节点文献

音频感知编码模型及关键技术的研究

Research on Audio Perceptual Coding Model and Related Key Technologies

【作者】 李琳

【导师】 郭立;

【作者基本信息】 中国科学技术大学 , 电路与系统, 2008, 博士

【摘要】 关于音频感知编码模型的研究主要集中在两个方面:一是各种音频压缩编码算法的研究;二是音频编解码器实现技术的研究。当前,随着移动通讯网络的普及,音频产品的传播变得更加频繁和方便,但移动设备终端的计算能力和存储容量都是有限的,因此,低复杂度高质量的音频编码算法研究和系统实现成为数字音频处理领域的研究热点之一。

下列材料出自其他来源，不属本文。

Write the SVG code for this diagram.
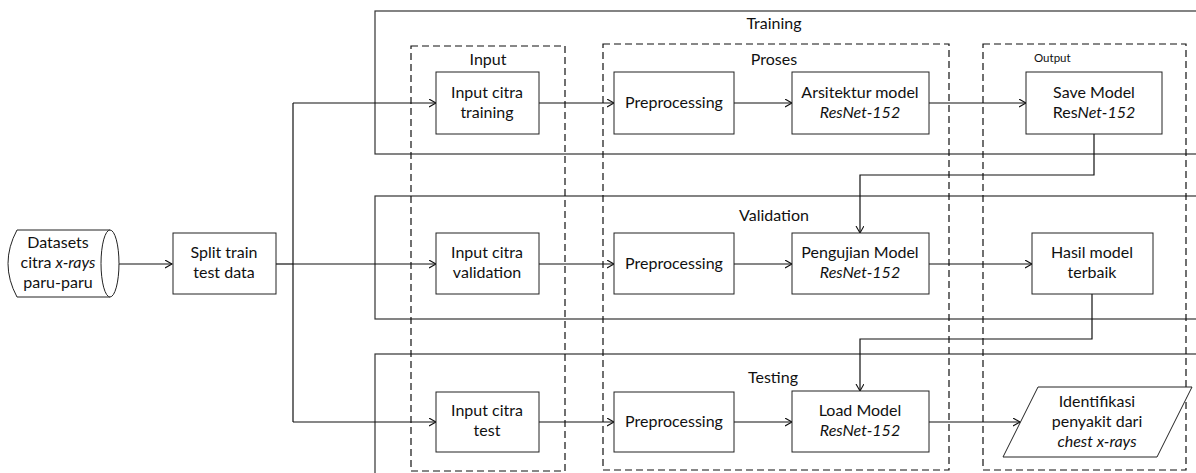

为实现一个低复杂度高质量的音频编解码器,本论文的工作主要围绕下述两个方面展开:在算法级上,选择音频感知编码模型中具有突出优点的AAC编码系统为研究对象,分别在频域变换、心理声学分析和量化编码这三大关键模块中进行算法优化,在保证编码质量的前提下,降低运算复杂度,减小编码耗时;在实现技术方面,采用SOPC设计策略,使用“微处理器软核+专用IP核”的模式进行软硬件协同工作,在FPGA开发平台上实现一个低复杂度高音质的AAC编解码系统。本文的主要工作和创新如下:(1)滤波器组是音频感知编码模型中的计算密集型模块,占用较大的运算量。本文针对滤波器组的快速实现算法进行了研究,分别提出了两种改进方案——基于递归结构和基于N/8点FFT核的MDCT/IMDCT快速实现方案,适于IP核设计并可以实现MDCT/IMDCT电路共用。第一种方案具有电路规整、占用硬件资源少、运算速度快和吞吐能力强等优点,与现有递归算法相比,只需要N2/16个周期就可以完成N点MDCT/IMDCT变换。第二种方案,相对于目前流行的基于N/4点FFT核的实现方法,增加了一些加法器,但降低了对乘法器数目的需求,减小了计算误差,同时将运算速度提升了近一倍。(2)为消除预回声的影响,音频感知编码模型在心理声学模块中通过暂态分析,判断信号的瞬变性,以指导变换编码中自适应长短块的切换。本文结合入耳听觉特性和音频编码特点,草拟了一种听觉感知阈值的拟合模型框架,并且,分析了基于感知熵的块类型选择算法存在的缺点,提出了一种简单的暂态分析方法——时域峰值检测法,能在时域上快速判断出音频信号的瞬变性,从而,对平稳信号和瞬变信号使用不同的变换窗长度,以获取较好的时域分辨率和频域分辨率。在对音质影响不大的前提下,提高了心理声学模型的计算速度。(3)音频感知编码模型中使用Brandenburg的双循环量化处理结构,可以获取较好的编码质量,但存在收敛速度慢、迭代次数多的缺点,不具备实时处理能力。本文在原量化模块设计思想的指导下,提出了基于噪声预测的量化-编码结构。通过确定公共缩放因子和尺度因子的制约关系,缩小量化阶的迭代范围,加快了收敛速度,简化了量化模块的运算复杂度。与原有双循环迭代结构相比,在对音质影响不大的前提下,运算速度提高了一倍。相应地,在反量化模块中,提出了一种改进型的查表方法,与现有算法相比,减少了50%的存储空间,并将计算误差控制在10-6级别内。(4)依据嵌入式系统实时操作和可编程化的要求,本文提出了一种基于SOPC架构的数字音频编解码系统的可编程实验模型。选择MPEG AAC为实验对象,通过对编解码系统中关键模块的算法改进和部分电路的硬件优化,软硬件协同设计,降低编解码的运算复杂度。在保证编码质量的前提下,系统的编码速度提高了一倍,并且实现了实时解码。经过主/客观评测系统评估,取到了较好的编码质量评测分数。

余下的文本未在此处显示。